▶ _Aim_: Records follow. Select each line holding "this".

▶ _Material supplied_:
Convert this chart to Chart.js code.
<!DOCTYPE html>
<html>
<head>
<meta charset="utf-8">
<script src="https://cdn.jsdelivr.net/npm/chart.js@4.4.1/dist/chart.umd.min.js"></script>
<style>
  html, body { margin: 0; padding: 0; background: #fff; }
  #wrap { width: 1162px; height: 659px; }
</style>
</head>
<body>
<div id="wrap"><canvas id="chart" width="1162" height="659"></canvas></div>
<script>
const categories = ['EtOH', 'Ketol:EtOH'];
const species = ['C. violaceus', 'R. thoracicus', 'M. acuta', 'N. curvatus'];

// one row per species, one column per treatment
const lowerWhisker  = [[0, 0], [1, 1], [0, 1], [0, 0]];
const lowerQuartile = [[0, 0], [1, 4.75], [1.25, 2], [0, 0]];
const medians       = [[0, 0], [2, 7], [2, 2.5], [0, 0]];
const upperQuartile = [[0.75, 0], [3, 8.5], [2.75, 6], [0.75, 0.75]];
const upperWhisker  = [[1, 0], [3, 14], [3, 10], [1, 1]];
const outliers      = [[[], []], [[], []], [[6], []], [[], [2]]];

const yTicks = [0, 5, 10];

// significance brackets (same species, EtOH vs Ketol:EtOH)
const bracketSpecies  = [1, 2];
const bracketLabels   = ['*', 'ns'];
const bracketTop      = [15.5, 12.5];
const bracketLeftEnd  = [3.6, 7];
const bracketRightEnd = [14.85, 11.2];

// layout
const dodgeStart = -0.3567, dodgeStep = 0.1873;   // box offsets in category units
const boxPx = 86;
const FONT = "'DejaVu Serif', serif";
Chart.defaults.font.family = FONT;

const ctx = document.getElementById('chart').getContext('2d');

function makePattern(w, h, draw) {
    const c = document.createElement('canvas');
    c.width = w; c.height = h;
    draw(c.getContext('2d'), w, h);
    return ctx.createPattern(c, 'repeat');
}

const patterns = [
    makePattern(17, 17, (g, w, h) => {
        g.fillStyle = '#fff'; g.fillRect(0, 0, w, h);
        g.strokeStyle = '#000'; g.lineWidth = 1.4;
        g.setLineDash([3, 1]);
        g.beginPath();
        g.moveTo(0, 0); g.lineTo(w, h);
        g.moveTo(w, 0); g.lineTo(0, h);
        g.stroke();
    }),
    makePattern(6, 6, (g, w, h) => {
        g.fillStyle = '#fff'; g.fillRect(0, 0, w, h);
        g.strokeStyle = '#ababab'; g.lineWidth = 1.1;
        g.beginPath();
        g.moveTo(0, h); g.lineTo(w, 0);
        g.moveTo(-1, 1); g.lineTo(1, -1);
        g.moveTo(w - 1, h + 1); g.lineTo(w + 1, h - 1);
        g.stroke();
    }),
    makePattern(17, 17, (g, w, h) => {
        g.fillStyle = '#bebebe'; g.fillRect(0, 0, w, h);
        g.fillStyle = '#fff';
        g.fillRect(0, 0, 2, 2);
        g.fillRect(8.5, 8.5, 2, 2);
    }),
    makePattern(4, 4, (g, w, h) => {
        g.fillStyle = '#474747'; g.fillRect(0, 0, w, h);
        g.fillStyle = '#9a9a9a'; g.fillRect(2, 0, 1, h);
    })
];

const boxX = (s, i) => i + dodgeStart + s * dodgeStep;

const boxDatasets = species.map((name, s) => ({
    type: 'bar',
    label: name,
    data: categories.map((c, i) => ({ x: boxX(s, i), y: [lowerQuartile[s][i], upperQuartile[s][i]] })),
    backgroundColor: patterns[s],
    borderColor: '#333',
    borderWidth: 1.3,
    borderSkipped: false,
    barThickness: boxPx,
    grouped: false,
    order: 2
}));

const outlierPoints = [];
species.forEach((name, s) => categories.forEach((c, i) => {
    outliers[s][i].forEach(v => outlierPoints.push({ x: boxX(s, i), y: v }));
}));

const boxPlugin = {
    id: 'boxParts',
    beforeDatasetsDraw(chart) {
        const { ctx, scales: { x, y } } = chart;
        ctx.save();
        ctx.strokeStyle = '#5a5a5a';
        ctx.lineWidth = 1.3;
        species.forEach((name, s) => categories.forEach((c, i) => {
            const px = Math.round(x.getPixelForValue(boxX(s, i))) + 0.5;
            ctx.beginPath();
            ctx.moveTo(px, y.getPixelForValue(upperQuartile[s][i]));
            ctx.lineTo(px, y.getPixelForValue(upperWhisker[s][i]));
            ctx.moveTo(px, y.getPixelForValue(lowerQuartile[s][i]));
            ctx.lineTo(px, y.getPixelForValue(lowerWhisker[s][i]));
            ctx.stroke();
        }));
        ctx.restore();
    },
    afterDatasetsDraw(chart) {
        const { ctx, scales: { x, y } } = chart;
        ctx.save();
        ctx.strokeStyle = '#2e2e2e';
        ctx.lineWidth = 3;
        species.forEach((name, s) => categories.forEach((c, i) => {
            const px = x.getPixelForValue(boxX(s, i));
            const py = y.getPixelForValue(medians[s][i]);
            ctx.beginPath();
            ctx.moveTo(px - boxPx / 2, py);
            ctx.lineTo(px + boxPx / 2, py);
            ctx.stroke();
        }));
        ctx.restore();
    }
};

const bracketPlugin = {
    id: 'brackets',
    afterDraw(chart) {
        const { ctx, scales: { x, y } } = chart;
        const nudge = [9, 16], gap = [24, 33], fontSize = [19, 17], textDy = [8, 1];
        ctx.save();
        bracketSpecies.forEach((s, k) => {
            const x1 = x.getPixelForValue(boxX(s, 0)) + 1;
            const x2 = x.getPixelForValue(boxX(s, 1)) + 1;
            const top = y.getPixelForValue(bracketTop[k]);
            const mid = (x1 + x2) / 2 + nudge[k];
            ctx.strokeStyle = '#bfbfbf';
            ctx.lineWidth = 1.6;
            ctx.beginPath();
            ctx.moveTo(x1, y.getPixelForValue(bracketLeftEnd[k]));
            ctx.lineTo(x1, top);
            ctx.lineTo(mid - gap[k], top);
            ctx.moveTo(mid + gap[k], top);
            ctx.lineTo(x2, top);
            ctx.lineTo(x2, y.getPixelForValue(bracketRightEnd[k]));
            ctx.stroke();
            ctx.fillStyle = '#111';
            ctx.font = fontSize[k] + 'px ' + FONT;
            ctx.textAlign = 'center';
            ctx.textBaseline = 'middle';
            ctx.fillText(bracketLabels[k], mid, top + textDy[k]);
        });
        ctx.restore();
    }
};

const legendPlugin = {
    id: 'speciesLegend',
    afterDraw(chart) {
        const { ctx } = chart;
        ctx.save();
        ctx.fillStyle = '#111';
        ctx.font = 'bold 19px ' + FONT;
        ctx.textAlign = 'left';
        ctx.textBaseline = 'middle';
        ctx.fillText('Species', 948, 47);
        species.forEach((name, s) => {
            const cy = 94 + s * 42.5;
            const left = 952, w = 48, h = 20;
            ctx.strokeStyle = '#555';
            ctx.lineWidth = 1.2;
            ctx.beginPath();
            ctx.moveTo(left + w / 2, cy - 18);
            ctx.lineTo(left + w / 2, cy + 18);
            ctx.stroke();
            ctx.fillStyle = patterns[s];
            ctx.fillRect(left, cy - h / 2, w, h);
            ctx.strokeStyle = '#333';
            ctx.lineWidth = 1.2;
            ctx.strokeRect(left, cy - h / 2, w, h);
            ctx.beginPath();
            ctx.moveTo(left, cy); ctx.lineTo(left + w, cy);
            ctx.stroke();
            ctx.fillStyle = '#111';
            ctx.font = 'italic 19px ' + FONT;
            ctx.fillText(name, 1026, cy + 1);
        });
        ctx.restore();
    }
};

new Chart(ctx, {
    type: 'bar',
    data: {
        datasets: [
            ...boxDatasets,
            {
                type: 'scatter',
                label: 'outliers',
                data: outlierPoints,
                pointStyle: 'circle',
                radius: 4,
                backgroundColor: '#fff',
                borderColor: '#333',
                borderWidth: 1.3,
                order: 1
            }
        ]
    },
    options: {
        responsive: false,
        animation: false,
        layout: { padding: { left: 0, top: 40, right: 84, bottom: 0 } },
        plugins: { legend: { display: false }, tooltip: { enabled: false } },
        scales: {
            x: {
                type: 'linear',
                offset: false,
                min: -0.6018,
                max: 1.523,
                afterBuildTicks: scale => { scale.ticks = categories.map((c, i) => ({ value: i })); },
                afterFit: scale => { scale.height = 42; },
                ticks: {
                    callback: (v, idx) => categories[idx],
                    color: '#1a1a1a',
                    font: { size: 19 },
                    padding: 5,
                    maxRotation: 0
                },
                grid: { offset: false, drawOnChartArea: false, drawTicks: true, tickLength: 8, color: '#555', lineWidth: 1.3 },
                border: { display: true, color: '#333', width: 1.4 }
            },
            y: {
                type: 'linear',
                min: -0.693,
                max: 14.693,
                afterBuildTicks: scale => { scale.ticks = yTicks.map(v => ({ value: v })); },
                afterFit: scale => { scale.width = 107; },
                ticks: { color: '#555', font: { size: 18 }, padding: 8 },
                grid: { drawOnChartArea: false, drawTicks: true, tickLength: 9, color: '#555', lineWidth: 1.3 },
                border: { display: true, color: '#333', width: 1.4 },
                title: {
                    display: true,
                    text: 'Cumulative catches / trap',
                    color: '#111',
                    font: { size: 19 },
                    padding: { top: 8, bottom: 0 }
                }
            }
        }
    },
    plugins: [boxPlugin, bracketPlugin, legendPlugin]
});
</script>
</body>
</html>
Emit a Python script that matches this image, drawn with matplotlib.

▶ _Exercise output_:
Convert this chart to Chart.js code.
Emit a Python script that matches this image, drawn with matplotlib.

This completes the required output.